= Kuruvita Rala =

17th-century Sri Lankan rebel leader, regent of Kandy, and prince of Uva

Kuruvita Rala (also spelled Kuruwita Rala, also known as Antonio Barreto and Kuruvita Bandara) was a Sri Lankan rebel leader and prince of Uva, who served as regent in the kingdom of Kandy. He was also a relation of Dona Catherina, Queen of Kandy and the guardian of her children.

== History ==

=== First revolt, (1603) ===
Antonio Barreto as he was known, was a Sinhalese Catholic Karava soldier from the Kingdom of Kotte, who had initially fought on the side of the Portuguese Empire as a Lascarin commander. Barreto lead a rebellion against the Governor of Portuguese Ceylon, Jerónimo de Azevedo, in 1603 after his comrade Vimaladharmasuriya I seized power in the Kingdom of Kandy. Barreto forced the Portuguese forts in the Kuruwita region to capitulate. Antonio Barreto fought on the side of Kandy kingdom where he gained high office under Vimaladharmasuriya I under the name Kuruvita Rala and was rewarded with the title "Prince of Uva".

=== Second revolt, (1616–1619) ===
Vimaladharmasuriya I who died in 1603 was succeeded by his cousin Senarat of Kandy by marrying the king's queen, Dona Catherina. Writing in the mid 17th century, Philippus Baldaeus states that with the demise of the heir to the throne under suspicious circumstances and the illness of Senarat, Kuruvita Rala was tasked with administering the kingdom. In December 1616, he led the Kandyan army and seized the Portuguese fort at Sabaragamuwa. In contrast to Kuruvita Rala who fought most of his battles on land, was his nephew the admiral of Senerats naval fleets, fighting the enemies on the sea such as the Kandyan Naval Raid (1612-13) and met with great success.

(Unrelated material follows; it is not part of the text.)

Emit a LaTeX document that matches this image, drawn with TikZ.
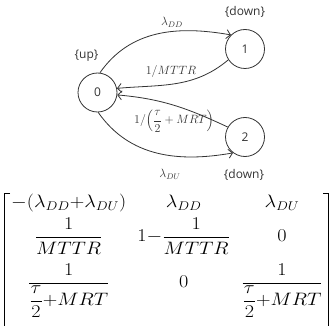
\RequirePackage{fix-cm}
\documentclass[tikz,border=0pt]{standalone}
\usepackage{amsmath}
\usepackage{graphicx}
\usepackage{fontspec}
\newfontfamily\lblfont{Open Sans}
\usetikzlibrary{arrows.meta}
\definecolor{ink}{HTML}{333333}
\tikzset{
  state/.style={circle, draw=ink, line width=0.8pt, minimum size=39pt, inner sep=0pt, font=\lblfont\fontsize{12}{14}\selectfont, text=ink},
  tag/.style={font=\lblfont\fontsize{12}{14}\selectfont, text=ink, inner sep=0pt},
  elabel/.style={font=\fontsize{12}{14}\selectfont, text=ink, inner sep=0pt},
  trans/.style={draw=ink, line width=0.8pt, -{Straight Barb[length=4pt,width=9pt]}},
  brack/.style={draw=black, line width=1pt},
}
\begin{document}
\begin{tikzpicture}[x=1pt,y=1pt]
\useasboundingbox (0,0) rectangle (332,-326);
\clip (0,0) rectangle (332,-326);
\node[state] (n0) at (97.5,-92.5) {0};
\node[state] (n1) at (245,-49) {1};
\node[state] (n2) at (245,-137) {2};
\node[tag] (up) at (86.5,-56) {\{up\}};
\node[tag] (d1) at (245,-12) {\{down\}};
\node[tag] (d2) at (244,-175) {\{down\}};
\draw[trans] (n0.83) to[out=55,in=170] (n1.135);
\draw[trans] (n1.213) to[out=220,in=5] (n0.12);
\draw[trans] (n2.150) to[out=155,in=-5] (n0.-7);
\draw[trans] (n0.-88) to[out=-55,in=190] (n2.233);
\node[elabel] (ldd) at (172,-22) {$\lambda_{DD}$};
\node[elabel] (lmttr) at (171,-72) {$1/MTTR$};
\node[elabel] (lmrt) at (174,-121) {$1/\Bigl(\dfrac{\tau}{2}+MRT\Bigr)$};
\node[elabel] (ldu) at (170,-174) {$\lambda_{DU}$};
\node[anchor=north west, inner sep=0pt] (M) at (11,-192.4) {\scalebox{1.12}[1]{\fontsize{18}{21.6}\selectfont
$\begin{matrix}
-(\lambda_{DD}{+}\lambda_{DU}) & \lambda_{DD} & \lambda_{DU}\\[3.7pt]
\dfrac{1}{MTTR} & 1{-}\dfrac{1}{MTTR} & 0\\[15.7pt]
\dfrac{1}{\dfrac{\tau}{2}{+}MRT} & 0 & \dfrac{1}{\dfrac{\tau}{2}{+}MRT}
\end{matrix}$}};
\draw[brack] (10,-193.5) -| (4.5,-330);
\draw[brack] (323,-193.5) -| (328.5,-330);
\end{tikzpicture}
\end{document}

Nikapitiye, one pretending to be the grandson of Rajasinha I of Sitawaka, had after his victory against a Portuguese battle asked Senerat for the hand of one of the daughters of the Kandy Queen. Kuruvita Rala enraged by Senerat marrying the daughters, refusing Nikapitiye's request and persisting on peace with the Portuguese, raided the Kandy Kingdom and rebelled against Senerat in 1617, driving him out of the capital. Kuruvita Rala sieged the stronghold on much of the country including Batticaloa, Wellawaya, Negombo, parts of Sabaragamuwa, Matara and southern half of Kandy Kingdom. He thereupon invited Mayadunne of Denawaka residing in India, one of the Sitawaka line, to be crowned as the king of Sri Lanka.

=== Defeat, (1620) ===
The general Constantino de Sá de Noronha led a strong Portuguese force, forcing Kuruvita Rala to retire to Uva. In June 1620, de Sa led a campaign against Mayadunne and expelled him from Portuguese territory and he fled to India. A month later, Kuruvita Rala who chose to remain in the country, was captured and killed by the Dissava, Don Constantino of Matara, marking the end of the Portuguese opposition in the low lands.